Company founder Dillon Woods says that at previous jobs, he found that it took several months with a couple of engineers dedicated to the task to get a product onto the AWS marketplace, and he noticed that it was a similar set of tasks each time.
“What I saw [in my previous jobs] was that we were kind of redoing the same work. And I thought everybody out there was probably reinventing the same wheel. And so when I started Tackle, my goal was to create a software platform that would take that time down to one or two days. So it’s really a no code solution, and it makes it much more of a business decision, rather than this big technical integration project,” Woods told me.
While you may think it’s a pretty simple task to put an app on one of these marketplaces, Woods points out that the AWS user guide explaining the ins and outs is a 700 page pdf. He says that it’s not just the technical complexity of setting up the various API calls to get it connected, there is also the business side of selling in the marketplace, and that requires additional APIs.
“There’s not just the initial sale. There could be things later like upgrades, refunds, cancellations — maybe you need to do overage charges against that same contract. And so there are all of these downstream things that happen that all require API integration, and Tackle takes care of all of that for you,” Woods explained.

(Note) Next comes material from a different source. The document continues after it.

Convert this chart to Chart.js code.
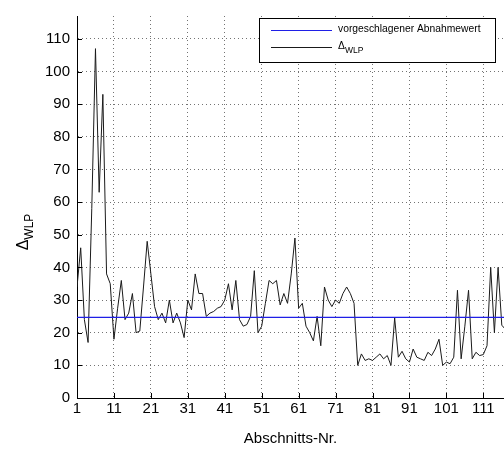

CEO John Jahnke says that the company usually starts with one product in one marketplace, which acts as a kind of proof of concept for the customer, then builds up from there. Once customers see what Tackle can do, they can expand usage.
It seems to be working with the startup reporting that it tripled annual recurring revenue (ARR), although it didn’t want to share a specific number. It also doubled headcount and the number of customers and was responsible for over $200 million in transactions across the three cloud marketplaces.
Jahnke didn’t share the exact number of customers, but he said there were currently hundreds on the platform including companies like Snowflake, GitHub, New Relic and PagerDuty.
The company currently has 67 employees spread across 25 states with plans to almost double that by the end of 2021. He says that it’s essential to put systems in place to build a diverse company now.
“How we scale through this next 100% increase in headcount is going to define the mix of the company into the future. If we can get this right right now and continue to extend on the foundation for diversity and inclusion that we started and make it a real part of our conversation at some scale, we think we’ll be set up as we go from 100 employees to 1000 employees over the long period of time to continue to grow and create opportunities for people wherever they are,” Jahnke said.
Martin Casado, general partner at lead investor a16z, says this type of selling has become essential for businesses and that’s why he wanted to invest in the company. “Cloud marketplaces have become a primary channel for selling software quickly and conveniently. Tackle is the leading player for enabling companies to sell software through the cloud,” he said.